See year by year more detailed comparison >>

We make the following observations: 

  • The all stock portfolios didn’t do much better than their balanced counter parts, even if we look at the whole 20 something year period since their inceptions. 
  • Even though maximum drawdowns for these balanced portfolios have been reduced, but they are still way too large for a moderate or conservative investor. The 30 to 40% maximum drawdown is a harsh psychological barrier for many. 
  • The balanced benchmarks still did worse than the relative strength one, both in terms of returns and maximum drawdown. In fact, the relative strength portfolio has about a similar standard deviation (SD) as these balanced benchmarks (not shown in the table, please click the link above to see these data). 

Overall, what we can say is that TAA portfolios are under performing right now. But when comparing with a global portfolio, their under performance is not as big as comparing with a single US index, or so called headline benchmark. 

Even though there is no a single agreed upon global benchmark portfolio, we encourage our readers to pick some as their benchmarks. These can be lazy portfolios such as those mentioned in our Lazy Portfolios page, or our SAA equal weight portfolios, or our SAA optimal portfolios or the portfolios we construct above. Keeping a balanced long term view is an essential trait to succeed in investing. 

Market Overview

Markets seem to have had a major relief after the resolution of the Greek debt issue.
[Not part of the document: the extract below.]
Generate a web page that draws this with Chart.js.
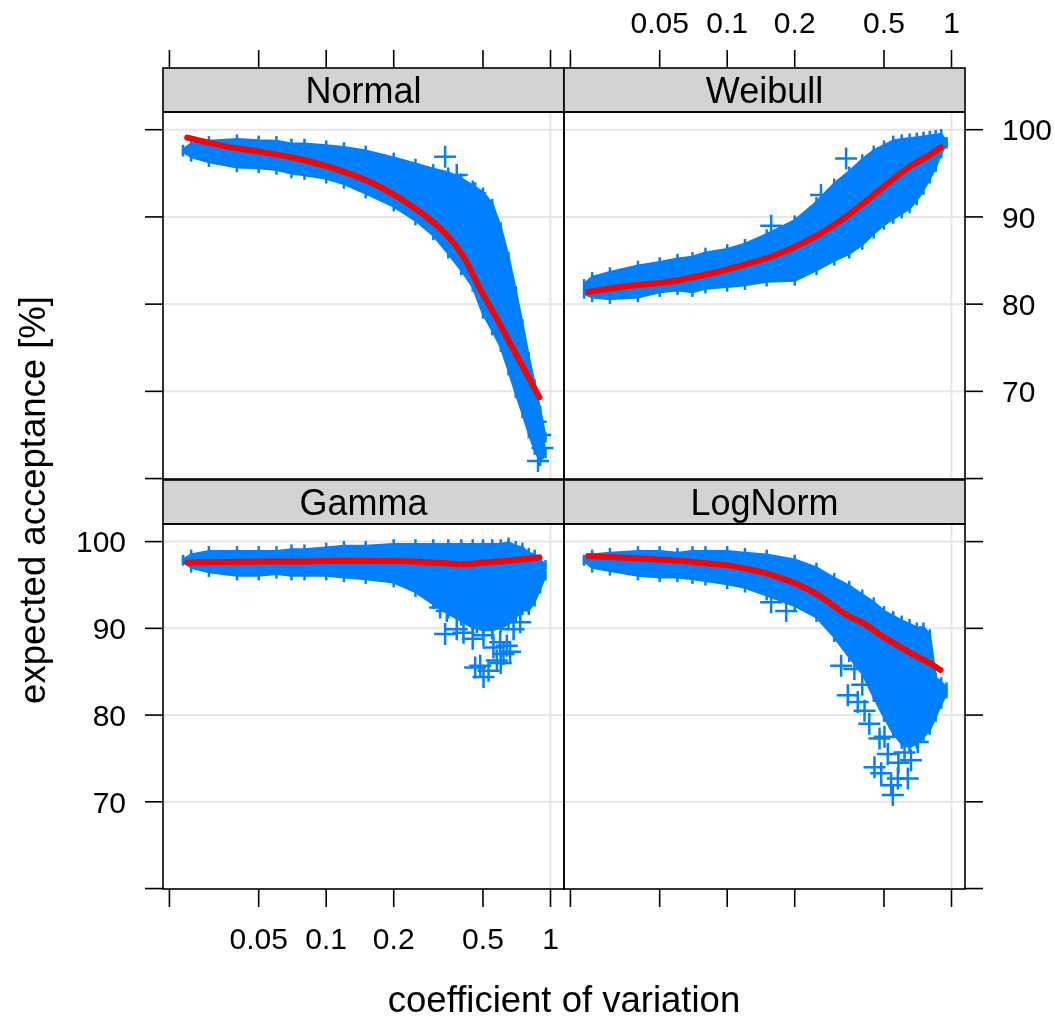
<!DOCTYPE html>
<html lang="en">
<head>
<meta charset="UTF-8">
<title>expected acceptance vs coefficient of variation</title>
<script src="https://cdn.jsdelivr.net/npm/chart.js"></script>
<style>
    body { margin: 0; background: #ffffff; }
    #wrap { position: relative; width: 1055px; height: 1018px; }
    #wrap canvas { position: absolute; left: 0; top: 0; }
</style>
</head>
<body>
<div id="wrap">
    <canvas id="pNormal" width="1055" height="1018"></canvas>
    <canvas id="pWeibull" width="1055" height="1018"></canvas>
    <canvas id="pGamma" width="1055" height="1018"></canvas>
    <canvas id="pLogNorm" width="1055" height="1018"></canvas>
</div>
<script>
// axis ticks
const xTicks = [0.02, 0.05, 0.1, 0.2, 0.5, 1];
const xTickLabels = ['', '0.05', '0.1', '0.2', '0.5', '1'];
const yTicks = [60, 70, 80, 90, 100];
const yTickLabels = ['', '70', '80', '90', '100'];
const xGrid = [1];
const yGrid = [70, 80, 90, 100];
const panelNames = ['Normal', 'Weibull', 'Gamma', 'LogNorm'];

// edge of the dense cloud of points (upper / lower), read at these cv values
const cvGrid = [0.023, 0.025, 0.03, 0.04, 0.05, 0.06, 0.07, 0.08, 0.1, 0.12, 0.15, 0.2, 0.25, 0.3,
                0.35, 0.4, 0.45, 0.5, 0.55, 0.6, 0.65, 0.7, 0.75, 0.8, 0.85, 0.9, 0.95];

const normalUpper = [97.7, 98.4, 98.7, 98.9, 98.75, 98.7, 98.4, 98.4, 98.2, 98.0, 97.6, 96.8, 96.1, 95.5,
                     95.1, 94.4, 93.6, 92.8, 91.5, 88.8, 85.4, 81.5, 77.7, 73.9, 70.8, 67.8, 64.7];
const normalLower = [97.5, 96.9, 96.3, 95.7, 95.6, 95.4, 95.0, 94.8, 94.4, 93.8, 92.7, 91.2, 89.6, 87.9,
                     85.8, 83.9, 82.0, 78.9, 77.0, 75.1, 72.4, 69.8, 67.5, 65.2, 63.3, 62.0, 62.9];

const weibullUpper = [82.3, 83.1, 83.65, 84.4, 84.8, 85.2, 85.4, 85.9, 86.3, 86.9, 88.0, 89.6, 91.7, 93.8,
                      95.2, 96.6, 97.6, 98.2, 98.75, 98.9, 99.0, 99.1, 99.2, 99.3, 99.4, 99.5, 98.6];
const weibullLower = [81.2, 80.8, 80.6, 80.8, 81.4, 81.6, 81.4, 81.8, 82.0, 82.2, 82.6, 82.7, 83.9, 85.0,
                      85.8, 86.8, 88.1, 89.1, 89.8, 90.4, 91.0, 91.9, 93.1, 94.4, 95.7, 97.3, 98.4];

const gammaUpper = [97.9, 98.5, 98.9, 98.9, 98.9, 98.9, 99.1, 99.1, 99.3, 99.5, 99.5, 99.7, 99.7, 99.7,
                    99.7, 99.7, 99.7, 99.7, 99.7, 99.7, 99.9, 99.5, 99.3, 98.7, 98.5, 97.9, 97.3];
const gammaLower = [97.8, 97.0, 96.5, 96.1, 96.1, 96.3, 96.1, 96.1, 96.1, 95.9, 95.7, 95.3, 94.2, 92.8,
                    91.7, 90.9, 90.1, 89.8, 89.8, 90.1, 90.5, 91.3, 92.1, 92.1, 93.1, 94.6, 96.1];

const lognormUpper = [97.9, 98.5, 98.7, 98.9, 98.9, 98.7, 98.9, 98.9, 98.9, 98.7, 98.5, 97.9, 97.0, 95.8,
                      94.9, 93.9, 93.0, 92.0, 91.4, 90.9, 90.5, 90.1, 90.1, 89.3, 84.3, 83.8, 83.2];
const lognormLower = [97.8, 97.0, 96.65, 96.1, 95.9, 95.9, 95.7, 95.5, 95.1, 94.7, 93.8, 92.6, 91.3, 89.0,
                      86.7, 84.8, 82.1, 79.8, 77.9, 76.7, 76.3, 76.7, 77.5, 78.3, 79.8, 81.3, 82.5];

// single "+" points standing out of the cloud
const normalOutCv = [0.339, 0.382, 0.4615, 0.86, 0.88, 0.90, 0.92];
const normalOutPct = [96.9, 94.8, 92.7, 66.5, 62.0, 65.0, 63.5];
const weibullOutCv = [0.157, 0.262, 0.339];
const weibullOutPct = [89.0, 92.5, 96.7];
const gammaOutCv = [0.322, 0.339, 0.345, 0.382, 0.4095, 0.4615, 0.4694, 0.4859, 0.5026, 0.5293,
                    0.5569, 0.5765, 0.5964, 0.6172, 0.6388, 0.6843, 0.7328, 0.5026, 0.45, 0.55,
                    0.60, 0.66];
const gammaOutPct = [92.4, 89.35, 92.0, 89.9, 89.5, 85.5, 90.7, 85.7, 89.2, 85.1,
                     87.8, 86.3, 88.4, 87.05, 88.0, 89.9, 90.7, 84.4, 88.8, 90.0,
                     86.0, 87.3];
const lognormOutCv = [0.157, 0.1832, 0.322, 0.345, 0.369, 0.382, 0.4095, 0.4536, 0.4776, 0.4859,
                      0.5026, 0.5382, 0.5475, 0.5765, 0.6172, 0.6388, 0.7079, 0.40, 0.43, 0.52,
                      0.58, 0.66];
const lognormOutPct = [93.0, 92.0, 85.7, 82.3, 85.3, 81.5, 80.5, 74.0, 77.3, 73.3,
                       77.5, 71.9, 70.8, 72.7, 75.7, 72.7, 76.9, 83.5, 79.0, 75.5,
                       74.5, 74.8];

// smoothed fit (red line)
const fitCv = [0.024, 0.037, 0.053, 0.074, 0.104, 0.163, 0.245, 0.346, 0.41, 0.484, 0.577, 0.683, 0.811, 0.893];
const normalFit = [99.1, 98.0, 97.4, 96.7, 95.7, 93.8, 91.1, 87.9, 85.4, 81.8, 78.3, 74.8, 71.3, 69.3];
const weibullFit = [81.4, 82.1, 82.5, 83.2, 84.1, 85.6, 87.7, 90.2, 91.7, 93.2, 94.8, 96.1, 97.2, 98.0];
const gammaFit = [97.6, 97.65, 97.7, 97.7, 97.75, 97.75, 97.7, 97.5, 97.4, 97.55, 97.7, 97.85, 98.05, 98.2];
const lognormFit = [98.35, 98.1, 97.9, 97.6, 97.2, 96.05, 94.1, 91.45, 90.5, 89.2, 88.0, 86.9, 85.9, 85.2];

const BLUE = '#0080ff';
const FONT = '"Liberation Sans", Arial, Helvetica, sans-serif';
Chart.defaults.font.family = FONT;

const pts = (xs, ys) => xs.map((x, i) => ({ x: x, y: ys[i] }));

// draws the lattice decorations: grid, frame, strip, ticks
const latticePlugin = {
    id: 'lattice',
    beforeDatasetsDraw(chart, args, opts) {
        const ctx = chart.ctx, a = chart.chartArea;
        const xs = chart.scales.x, ys = chart.scales.y;
        ctx.save();
        ctx.strokeStyle = '#e6e6e6';
        ctx.lineWidth = 2;
        yGrid.forEach(v => {
            const y = ys.getPixelForValue(v);
            ctx.beginPath(); ctx.moveTo(a.left, y); ctx.lineTo(a.right, y); ctx.stroke();
        });
        xGrid.forEach(v => {
            const x = xs.getPixelForValue(v);
            ctx.beginPath(); ctx.moveTo(x, a.top); ctx.lineTo(x, a.bottom); ctx.stroke();
        });
        ctx.restore();
    },
    afterDraw(chart, args, opts) {
        const ctx = chart.ctx, a = chart.chartArea;
        const xs = chart.scales.x, ys = chart.scales.y;
        const stripH = opts.stripH;
        const tick = 18;
        ctx.save();
        ctx.strokeStyle = '#000';
        ctx.lineWidth = 1.6;
        // strip
        ctx.fillStyle = '#d3d3d3';
        ctx.fillRect(a.left, a.top - stripH, a.right - a.left, stripH);
        ctx.strokeRect(a.left, a.top - stripH, a.right - a.left, stripH);
        ctx.fillStyle = '#000';
        ctx.font = '36px ' + FONT;
        ctx.textAlign = 'center';
        ctx.textBaseline = 'alphabetic';
        ctx.fillText(opts.title, (a.left + a.right) / 2, a.top - 9.5);
        // panel frame
        ctx.strokeRect(a.left, a.top, a.right - a.left, a.bottom - a.top);

        ctx.font = '30px ' + FONT;
        // x ticks
        const xBase = opts.xSide === 'top' ? a.top - stripH : a.bottom;
        const dir = opts.xSide === 'top' ? -1 : 1;
        xTicks.forEach((v, i) => {
            const x = xs.getPixelForValue(v);
            ctx.beginPath(); ctx.moveTo(x, xBase); ctx.lineTo(x, xBase + dir * tick); ctx.stroke();
            if (opts.xLabels) {
                ctx.textAlign = 'center';
                ctx.fillText(xTickLabels[i], x, opts.xSide === 'top' ? xBase - 35 : xBase + 60);
            }
        });
        // y ticks
        const yBase = opts.ySide === 'left' ? a.left : a.right;
        const ydir = opts.ySide === 'left' ? -1 : 1;
        yTicks.forEach((v, i) => {
            const y = ys.getPixelForValue(v);
            ctx.beginPath(); ctx.moveTo(yBase, y); ctx.lineTo(yBase + ydir * tick, y); ctx.stroke();
            if (opts.yLabels) {
                ctx.textAlign = opts.ySide === 'left' ? 'right' : 'left';
                ctx.fillText(yTickLabels[i], yBase + ydir * 37, y + 10.7);
            }
        });
        ctx.restore();
    }
};

// outer axis titles (drawn once, on the first panel's canvas)
const titlePlugin = {
    id: 'titles',
    afterDraw(chart) {
        const ctx = chart.ctx;
        ctx.save();
        ctx.fillStyle = '#000';
        ctx.font = '36.5px ' + FONT;
        ctx.textAlign = 'center';
        ctx.textBaseline = 'alphabetic';
        ctx.fillText('coefficient of variation', 564, 1012);
        ctx.translate(45, 500);
        ctx.rotate(-Math.PI / 2);
        ctx.fillText('expected acceptance [%]', 0, 0);
        ctx.restore();
    }
};

const panels = [
    { id: 'pNormal', name: panelNames[0], upper: normalUpper, lower: normalLower, fit: normalFit,
      outCv: normalOutCv, outPct: normalOutPct, pad: { left: 163, top: 112, right: 491, bottom: 539 },
      xSide: 'top', xLabels: false, ySide: 'left', yLabels: false },
    { id: 'pWeibull', name: panelNames[1], upper: weibullUpper, lower: weibullLower, fit: weibullFit,
      outCv: weibullOutCv, outPct: weibullOutPct, pad: { left: 564, top: 112, right: 90, bottom: 539 },
      xSide: 'top', xLabels: true, ySide: 'right', yLabels: true },
    { id: 'pGamma', name: panelNames[2], upper: gammaUpper, lower: gammaLower, fit: gammaFit,
      outCv: gammaOutCv, outPct: gammaOutPct, pad: { left: 163, top: 524, right: 491, bottom: 129 },
      xSide: 'bottom', xLabels: true, ySide: 'left', yLabels: true },
    { id: 'pLogNorm', name: panelNames[3], upper: lognormUpper, lower: lognormLower, fit: lognormFit,
      outCv: lognormOutCv, outPct: lognormOutPct, pad: { left: 564, top: 524, right: 90, bottom: 129 },
      xSide: 'bottom', xLabels: false, ySide: 'right', yLabels: false }
];

// vertical arms of the "+" marks that stick out of the cloud edge
const edgeStyle = { pointStyle: 'line', pointRotation: 90, pointRadius: 5, pointBorderWidth: 2.5, pointBorderColor: BLUE };

panels.forEach((p, k) => {
    new Chart(document.getElementById(p.id), {
        type: 'line',
        data: {
            datasets: [
                { data: pts(fitCv, p.fit), borderColor: '#ff0000', borderWidth: 6, pointRadius: 0,
                  borderCapStyle: 'round', borderJoinStyle: 'round', cubicInterpolationMode: 'monotone',
                  fill: false, order: 0 },
                { data: pts(p.outCv, p.outPct), showLine: false, fill: false, order: 1,
                  pointStyle: 'cross', pointRadius: 11, pointBorderWidth: 2.5, pointBorderColor: BLUE },
                Object.assign({ data: pts(cvGrid, p.upper), borderColor: BLUE, backgroundColor: BLUE,
                  borderWidth: 2.5, fill: '+1', order: 2 }, edgeStyle),
                Object.assign({ data: pts(cvGrid, p.lower), borderColor: BLUE, borderWidth: 2.5,
                  fill: false, order: 3 }, edgeStyle)
            ]
        },
        options: {
            responsive: false,
            animation: false,
            devicePixelRatio: 1,
            layout: { padding: p.pad },
            scales: {
                x: { type: 'logarithmic', min: Math.pow(10, -1.7276), max: Math.pow(10, 0.0602), display: false },
                y: { type: 'linear', min: 59.95, max: 102.03, display: false }
            },
            plugins: {
                legend: { display: false },
                tooltip: { enabled: false },
                lattice: { title: p.name, stripH: 44, xSide: p.xSide, xLabels: p.xLabels,
                           ySide: p.ySide, yLabels: p.yLabels }
            }
        },
        plugins: k === 0 ? [latticePlugin, titlePlugin] : [latticePlugin]
    });
});
</script>
</body>
</html>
For now, S&P 500 and Nasdaq are both in record territory. Emerging market stocks and REITs, however, are still in negative trends. Bonds are in general in some pressure, they have year to date negative return so far. 

For more detailed asset trend scores, please refer to 360° Market Overview.

We would like to remind our readers that markets are more precarious now than other times in the last 5 years. It is a good time and imperative to adjust to a risk level you are comfortable with right now.  However, recognizing our deficiency to predict the markets, we will stay on course. 

We again copy our position statements (from previous newsletters): 

Our position has not changed: We still maintain our cautious attitude to the recent stock market strength. Again, we have not seen any meaningful or substantial structural change in the U.S., European and emerging market economies. However, we will let markets sort this out and will try to take advantage over its irrational behavior if it is possible. 

We again would like to stress for any new investor and new money, the best way to step into this kind of markets is through dollar cost average (DCA), i.e. invest and/or follow a model portfolio in several phases (such as 2 or 3 months) instead of the whole sum at one shot.